• _Problem requirements_
Your answer should be only a number: how many lines include the word "chart".

• _Given material_
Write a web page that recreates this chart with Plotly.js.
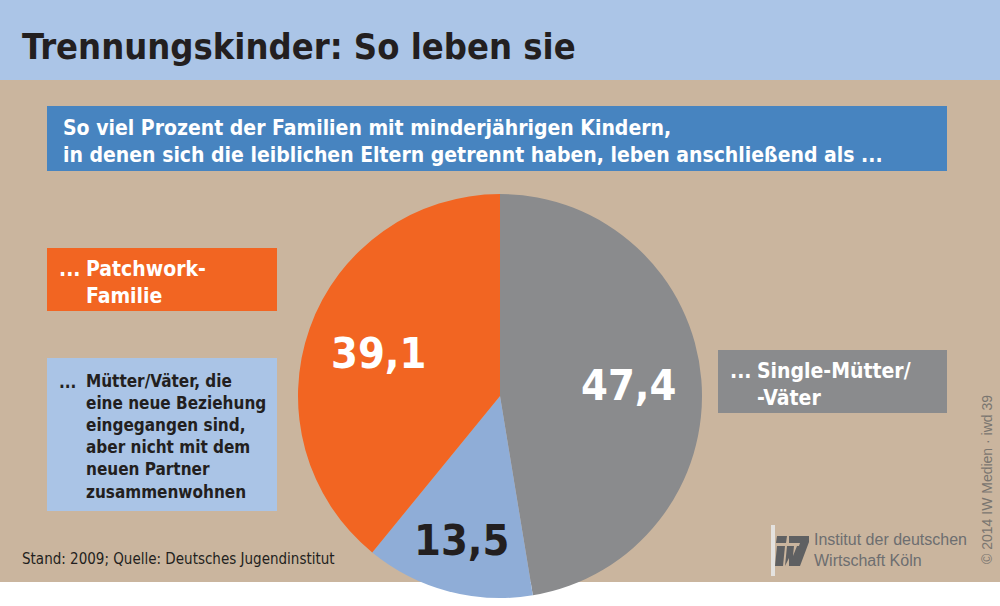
<!DOCTYPE html>
<html>
<head>
<meta charset="utf-8">
<script src="https://cdn.plot.ly/plotly-3.0.1.min.js"></script>
<style>html,body{margin:0;padding:0;background:#fff;}#chart{width:1000px;height:606px;}</style>
</head>
<body>
<div id="chart"></div>
<script>
// ---- data ----
const categories = ["Single-Mütter/-Väter", "Mütter/Väter mit neuer Beziehung, nicht zusammenwohnend", "Patchwork-Familie"];
const values = [47.4, 13.5, 39.1];
const valueLabels = ["47,4", "13,5", "39,1"];
const sliceColors = ["#8a8b8d", "#8fadd7", "#f26522"];
const labelColors = ["#ffffff", "#231f20", "#ffffff"];
const labelRadius = [0.64, 0.74, 0.64];

const titleText = "Trennungskinder: So leben sie";
const subtitleLines = ["So viel Prozent der Familien mit minderjährigen Kindern,", "in denen sich die leiblichen Eltern getrennt haben, leben anschließend als ..."];
const patchworkLines = ["Patchwork-", "Familie"];
const beziehungLines = ["Mütter/Väter, die", "eine neue Beziehung", "eingegangen sind,", "aber nicht mit dem", "neuen Partner", "zusammenwohnen"];
const singleLines = ["Single-Mütter/", "-Väter"];
const sourceText = "Stand: 2009; Quelle: Deutsches Jugendinstitut";
const logoLines = ["Institut der deutschen", "Wirtschaft Köln"];
const copyrightText = "© 2014 IW Medien · iwd 39";

// ---- layout constants ----
const W = 1000, H = 606;
const CX = 500, CY = 396, R = 202;
const COND = '"DejaVu Sans Condensed", "Liberation Sans Narrow", sans-serif';
const SANS = '"Liberation Sans", Arial, sans-serif';
const px = x => x / W;
const py = y => 1 - y / H;

function rect(x0, y0, x1, y1, color) {
  return {type: "rect", xref: "paper", yref: "paper", x0: px(x0), x1: px(x1), y0: py(y1), y1: py(y0),
          fillcolor: color, line: {width: 0}, layer: "below"};
}
function poly(points, color) {
  const d = points.map((p, i) => (i ? "L" : "M") + px(p[0]).toFixed(5) + "," + py(p[1]).toFixed(5)).join(" ") + " Z";
  return {type: "path", xref: "paper", yref: "paper", path: d, fillcolor: color, line: {width: 0}, layer: "below"};
}
function ann(text, x, y, size, color, weight, opts) {
  return Object.assign({text: text, xref: "paper", yref: "paper", x: px(x), y: py(y),
    xanchor: "left", yanchor: "middle", align: "left", showarrow: false,
    font: {family: COND, size: size, color: color, weight: weight || 400}}, opts || {});
}

const LOGO = "#5f6062";
const shapes = [
  rect(0, 0, 1000, 80, "#abc5e7"),
  rect(0, 80, 1000, 582, "#cab59e"),
  rect(47, 106, 947, 171, "#4784c0"),
  rect(47, 248, 277, 311, "#f26522"),
  rect(47, 358, 277, 511, "#aac4e6"),
  rect(718, 350, 947, 413, "#8a8b8d"),
  rect(771, 525, 775, 576, "#e4e2df"),
  // IW logo mark
  poly([[777,536],[787,536],[786,543],[776,543]], LOGO),
  poly([[789,536],[809,536],[809,542],[800,566],[792,566],[800,543],[789,543]], LOGO),
  poly([[777,546],[785,546],[783,566],[775,566]], LOGO),
  poly([[787,546],[794,546],[793,556],[797,546],[801,546],[796,566],[789,566],[789,558],[785,566]], LOGO)
];

const annotations = [
  ann(titleText, 20, 46, 36, "#231f20", 700),
  ann(subtitleLines.join("<br>"), 61, 141, 21, "#ffffff", 700),
  ann("...", 57, 269, 21, "#ffffff", 700),
  ann(patchworkLines.join("<br>"), 84, 282, 21, "#ffffff", 700),
  ann("...", 57, 382, 17, "#231f20", 700),
  ann(beziehungLines.join("<br>"), 84, 436, 17, "#231f20", 700),
  ann("...", 728, 371, 21, "#ffffff", 700),
  ann(singleLines.join("<br>"), 755, 384, 21, "#ffffff", 700),
  ann(sourceText, 20, 559, 15, "#231f20", 400),
  ann(logoLines.join("<br>"), 812, 550, 16, "#6d6e70", 400, {font: {family: SANS, size: 16, color: "#6d6e70"}}),
  ann(copyrightText, 987, 480, 14, "#7a7670", 400, {xanchor: "center", textangle: -90, font: {family: SANS, size: 14, color: "#7a7670"}})
];

// value labels positioned from the data (mid-angle of each slice)
const total = values.reduce((a, b) => a + b, 0);
let cum = 0;
values.forEach((v, i) => {
  const mid = (cum + v / 2) / total * 2 * Math.PI;
  cum += v;
  const x = CX + labelRadius[i] * R * Math.sin(mid);
  const y = CY - labelRadius[i] * R * Math.cos(mid);
  annotations.push({text: valueLabels[i], xref: "paper", yref: "paper", x: px(x), y: py(y),
    xanchor: "center", yanchor: "middle", showarrow: false,
    font: {family: COND, size: 43, color: labelColors[i], weight: 700}});
});

const trace = {
  type: "pie", labels: categories, values: values, sort: false, direction: "clockwise", rotation: 0,
  marker: {colors: sliceColors, line: {width: 0}}, textinfo: "none", hoverinfo: "none", showlegend: false,
  domain: {x: [px(CX - R), px(CX + R)], y: [py(CY + R), py(CY - R)]}
};

const layout = {
  width: W, height: H, margin: {l: 0, r: 0, t: 0, b: 0},
  paper_bgcolor: "#ffffff", plot_bgcolor: "#ffffff",
  shapes: shapes, annotations: annotations, showlegend: false
};
Plotly.newPlot("chart", [trace], layout, {displayModeBar: false, staticPlot: true});
</script>
</body>
</html>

• _Task answer_
4